Could it be that a mere cinematic reference has managed to turn a square song into something ... hip? Just look at the comments under the song's YouTube video; at least nine out of ten are jokes about American Psycho. Arguably, the funniest part of the scene isn't Patrick's critical commentary, but the minute or so afterwards, where he just sits there in his spotless Manhattan apartment, drenched in blood, casually lighting a cigar, the song simply playing in the background, peppy and chipper as ever.

Still, every now and then I've asked myself a question I'm sure every viewer of American Psycho has asked himself at one point or another: what did Huey Lewis think about all of this? In a recent Rolling Stone interview, the master of Yuppie Rock finally separated the myth from reality:
Correct me if I'm wrong, but I've always heard that you weren't happy with American Psycho at first. Is that true?

No, no, no, no. Thanks for asking that. I'm so glad to correct that. I read the book and it had three pages on Huey Lewis and the News. It was spot-on. The guy [Bret Easton Ellis] was clearly a fan. He knew what he was talking about. I said, "Wow, that's uncanny." It was like the best review ever. The guy really knew his stuff. He also wrote a great piece on Phil Collins and Whitney Houston.
Uh, Huey, you do realize that there was a strong element of satire in American Psycho, right? I mean sure, Ellis may have possessed a genuine affection for your discography, but that doesn't necessarily mean he was a proper "fan."
When the movie came around they wanted to use "Hip to Be Square." Willie Dafoe was in the big picture, and I'm a huge fan of his. I said, "Sure, go." We knew it was violent and all that, but who cares? It's art. We're artists. No problem. They paid us for the song, and boom. Now a week before the movie premieres my manager calls me and says, "They want to do a soundtrack album." I said, "Really? What would that look like?" He goes, "'Hip to Be Square,' a Phil Collins tune and a bunch of source music." I said, "Well, that's not right, is it? Our fans have to buy this record for one song? Can we politely decline?"
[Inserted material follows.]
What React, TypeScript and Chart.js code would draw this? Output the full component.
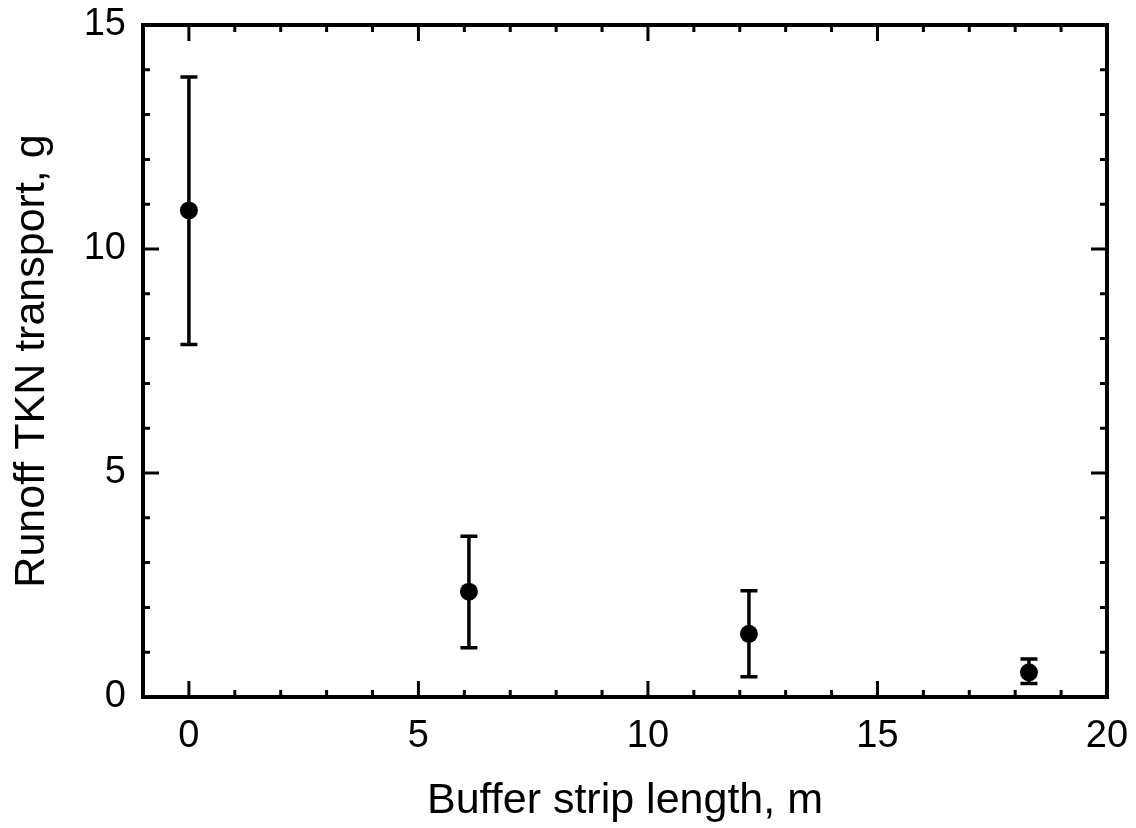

We politely declined, and they generated a press release the day before the movie came out and sent it everywhere. It was in the USA Today and everywhere else. It said, "Huey Lewis saw the movie and it was so violent that he pulled his tune from the soundtrack." It was completely made up. So I boycotted the movie from there on. I refused to watch it. That's it. I didn't poo-poo it or anything. But when we did the Funny or Die video I saw the scene. I thought it was great.
So wait, you mean to tell me you boycotted the movie because of some misleading press release? What did any of the cast and crew have to do with some obnoxious studio executive? Sounds to me like Huey was just looking for an excuse to get his panties in a bunch.
You still haven't seen the movie?

Nope. But I will, one day.

It's funny, because when you say your name, many people immediately think of that movie.

I'm fine with that, and I have no problem with the movie.
You mean to tell me Huey Lewis has gone all this time and never seen American Psycho? I mean, wouldn't you at least become a little bit curious? This reminds me of an interview I once saw with Peter O'Toole where he said he hadn't watched Lawrence of Arabia all the way through until about 20 years after its release (but upon doing so, admitted, "I really liked it!").
This term "yuppie rock" has been applied to you over the years. How do you feel about that?

"Hip to Be Square" was a joke that not everybody got. People thought it was an anthem for square people. That hurt us a bit. If I have any regrets, it's not writing that song in the third person. That's how I originally had it. But whatever.
Yes, America - whatever.
When Funny or Die called you about reshooting that scene with Weird Al, you were totally down for it?

Yeah. I said, "It's gotta be bloodier, though. I need more blood." I wanted to use, like, a Gatorade bucket of blood. I wanted it completely over the top. It was a very funny thing shooting with those guys. There were probably 15 people there, all of them in their twenties. It wasn't funny at all. It was serious. I was like, "Jesus, I'm trying to crack a joke here, guys." They were like, "Uh, Huey, can you . . . " I was like, "All right, all right." But they were great, and it was a great experience.
Wait, Funny or Die? Hold on a second. Yes, that's right. After having spent decades letting the bitterness and resentment over Weird Al's "I Want A New Duck" fester inside of him, Huey Lewis has finally gotten his sweet, sweet revenge:

Just, for a brief moment, try to wrap your head around this clip: it is a parody, featuring Huey Lewis, of a film that satirized Huey Lewis, which was based on a book that satirized Huey Lewis, and the clip also features Weird Al, a man who once recorded a parody of a Huey Lewis song. I think this proves, once and for all, that even though his music may have never been particularly hip, or if at all, only in the current "ironic hipster" sense, the man himself is definitely no square.


Cleophus said...

Huey Lewis (my first concert!), Joe Montana & Ronnie Lott, Lawrence of Arabia, ALL IN ONE POST?

Best blog ever.

Little Earl said...

It's a good blog, sure, but I don't know if I would quite go THAT far.